**STATED EXERCISE**
Only the lines from the first one through the line with "(0,0) rectangle (672,491);" should be printed, exactly as they appear.

**SUPPLIED INFORMATION**
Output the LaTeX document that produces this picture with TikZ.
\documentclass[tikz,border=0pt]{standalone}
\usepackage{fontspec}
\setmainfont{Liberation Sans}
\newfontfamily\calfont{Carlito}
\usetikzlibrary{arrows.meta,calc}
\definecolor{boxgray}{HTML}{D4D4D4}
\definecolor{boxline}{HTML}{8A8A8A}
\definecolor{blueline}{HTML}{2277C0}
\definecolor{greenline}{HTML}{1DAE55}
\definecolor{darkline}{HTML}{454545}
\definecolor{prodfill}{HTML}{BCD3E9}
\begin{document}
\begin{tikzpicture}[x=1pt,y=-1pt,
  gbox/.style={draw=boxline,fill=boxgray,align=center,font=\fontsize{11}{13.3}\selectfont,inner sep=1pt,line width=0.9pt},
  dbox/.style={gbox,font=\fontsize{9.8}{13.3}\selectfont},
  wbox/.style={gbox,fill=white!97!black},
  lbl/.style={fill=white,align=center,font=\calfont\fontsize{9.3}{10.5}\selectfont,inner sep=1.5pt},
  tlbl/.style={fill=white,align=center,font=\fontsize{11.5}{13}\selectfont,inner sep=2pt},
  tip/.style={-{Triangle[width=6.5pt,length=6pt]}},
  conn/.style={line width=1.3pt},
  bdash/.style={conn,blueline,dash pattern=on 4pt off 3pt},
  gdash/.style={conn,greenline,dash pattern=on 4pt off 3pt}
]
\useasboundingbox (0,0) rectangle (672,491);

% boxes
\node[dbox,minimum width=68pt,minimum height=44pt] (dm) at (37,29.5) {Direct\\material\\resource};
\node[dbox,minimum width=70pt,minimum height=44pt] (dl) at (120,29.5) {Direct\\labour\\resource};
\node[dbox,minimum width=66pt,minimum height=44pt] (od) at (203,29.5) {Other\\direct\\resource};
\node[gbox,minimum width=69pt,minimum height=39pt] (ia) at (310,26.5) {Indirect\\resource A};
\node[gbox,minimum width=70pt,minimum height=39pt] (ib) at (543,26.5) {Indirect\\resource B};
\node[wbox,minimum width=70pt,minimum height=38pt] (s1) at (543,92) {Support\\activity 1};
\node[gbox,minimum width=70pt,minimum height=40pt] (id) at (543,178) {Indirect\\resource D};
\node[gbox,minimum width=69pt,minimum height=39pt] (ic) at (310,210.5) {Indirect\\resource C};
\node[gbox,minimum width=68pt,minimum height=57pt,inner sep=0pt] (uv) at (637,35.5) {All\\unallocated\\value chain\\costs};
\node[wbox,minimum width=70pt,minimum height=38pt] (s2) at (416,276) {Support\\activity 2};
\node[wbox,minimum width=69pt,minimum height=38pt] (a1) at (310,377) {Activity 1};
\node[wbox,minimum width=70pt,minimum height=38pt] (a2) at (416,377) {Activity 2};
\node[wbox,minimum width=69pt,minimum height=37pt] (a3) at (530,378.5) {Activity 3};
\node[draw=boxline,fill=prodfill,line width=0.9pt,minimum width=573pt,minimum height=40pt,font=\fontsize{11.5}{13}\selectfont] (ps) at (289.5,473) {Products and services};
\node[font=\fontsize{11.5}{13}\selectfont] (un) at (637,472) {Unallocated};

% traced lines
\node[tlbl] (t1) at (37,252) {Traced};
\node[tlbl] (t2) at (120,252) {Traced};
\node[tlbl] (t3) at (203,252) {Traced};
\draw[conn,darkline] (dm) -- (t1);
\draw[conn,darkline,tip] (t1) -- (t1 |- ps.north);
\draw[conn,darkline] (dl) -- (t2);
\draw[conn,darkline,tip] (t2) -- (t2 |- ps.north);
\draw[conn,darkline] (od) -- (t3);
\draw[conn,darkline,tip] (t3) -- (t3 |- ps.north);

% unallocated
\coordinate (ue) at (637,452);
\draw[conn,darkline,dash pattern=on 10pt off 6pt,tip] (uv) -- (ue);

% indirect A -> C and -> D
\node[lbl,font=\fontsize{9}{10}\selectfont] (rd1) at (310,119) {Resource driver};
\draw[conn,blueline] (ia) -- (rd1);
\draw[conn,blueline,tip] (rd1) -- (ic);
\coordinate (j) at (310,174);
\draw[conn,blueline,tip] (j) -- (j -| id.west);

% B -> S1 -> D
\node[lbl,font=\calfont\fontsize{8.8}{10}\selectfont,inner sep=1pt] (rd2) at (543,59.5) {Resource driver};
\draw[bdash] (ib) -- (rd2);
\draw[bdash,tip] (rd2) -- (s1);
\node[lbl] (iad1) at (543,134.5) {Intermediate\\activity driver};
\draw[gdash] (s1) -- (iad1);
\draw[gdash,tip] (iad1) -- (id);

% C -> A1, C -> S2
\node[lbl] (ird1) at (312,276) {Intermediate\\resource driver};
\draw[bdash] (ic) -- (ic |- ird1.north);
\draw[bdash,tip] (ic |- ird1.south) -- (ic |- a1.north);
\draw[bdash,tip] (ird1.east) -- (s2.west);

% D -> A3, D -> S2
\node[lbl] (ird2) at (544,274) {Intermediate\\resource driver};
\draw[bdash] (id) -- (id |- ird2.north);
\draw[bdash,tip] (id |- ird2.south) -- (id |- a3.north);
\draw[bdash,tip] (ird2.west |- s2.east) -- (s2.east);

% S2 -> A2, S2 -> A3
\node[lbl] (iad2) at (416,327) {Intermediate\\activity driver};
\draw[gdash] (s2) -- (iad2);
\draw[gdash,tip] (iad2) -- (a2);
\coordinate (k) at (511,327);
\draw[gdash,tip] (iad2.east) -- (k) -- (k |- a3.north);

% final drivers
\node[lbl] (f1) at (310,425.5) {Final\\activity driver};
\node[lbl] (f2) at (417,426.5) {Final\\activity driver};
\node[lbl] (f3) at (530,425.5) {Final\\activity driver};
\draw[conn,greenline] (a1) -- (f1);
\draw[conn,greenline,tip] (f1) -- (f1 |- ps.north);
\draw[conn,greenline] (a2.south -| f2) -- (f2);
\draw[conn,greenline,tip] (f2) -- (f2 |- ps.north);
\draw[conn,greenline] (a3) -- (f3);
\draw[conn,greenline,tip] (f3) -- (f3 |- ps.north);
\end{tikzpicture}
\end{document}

**SOLVED EXERCISE**
Output the LaTeX document that produces this picture with TikZ.
\documentclass[tikz,border=0pt]{standalone}
\usepackage{fontspec}
\setmainfont{Liberation Sans}
\newfontfamily\calfont{Carlito}
\usetikzlibrary{arrows.meta,calc}
\definecolor{boxgray}{HTML}{D4D4D4}
\definecolor{boxline}{HTML}{8A8A8A}
\definecolor{blueline}{HTML}{2277C0}
\definecolor{greenline}{HTML}{1DAE55}
\definecolor{darkline}{HTML}{454545}
\definecolor{prodfill}{HTML}{BCD3E9}
\begin{document}
\begin{tikzpicture}[x=1pt,y=-1pt,
  gbox/.style={draw=boxline,fill=boxgray,align=center,font=\fontsize{11}{13.3}\selectfont,inner sep=1pt,line width=0.9pt},
  dbox/.style={gbox,font=\fontsize{9.8}{13.3}\selectfont},
  wbox/.style={gbox,fill=white!97!black},
  lbl/.style={fill=white,align=center,font=\calfont\fontsize{9.3}{10.5}\selectfont,inner sep=1.5pt},
  tlbl/.style={fill=white,align=center,font=\fontsize{11.5}{13}\selectfont,inner sep=2pt},
  tip/.style={-{Triangle[width=6.5pt,length=6pt]}},
  conn/.style={line width=1.3pt},
  bdash/.style={conn,blueline,dash pattern=on 4pt off 3pt},
  gdash/.style={conn,greenline,dash pattern=on 4pt off 3pt}
]
\useasboundingbox (0,0) rectangle (672,491);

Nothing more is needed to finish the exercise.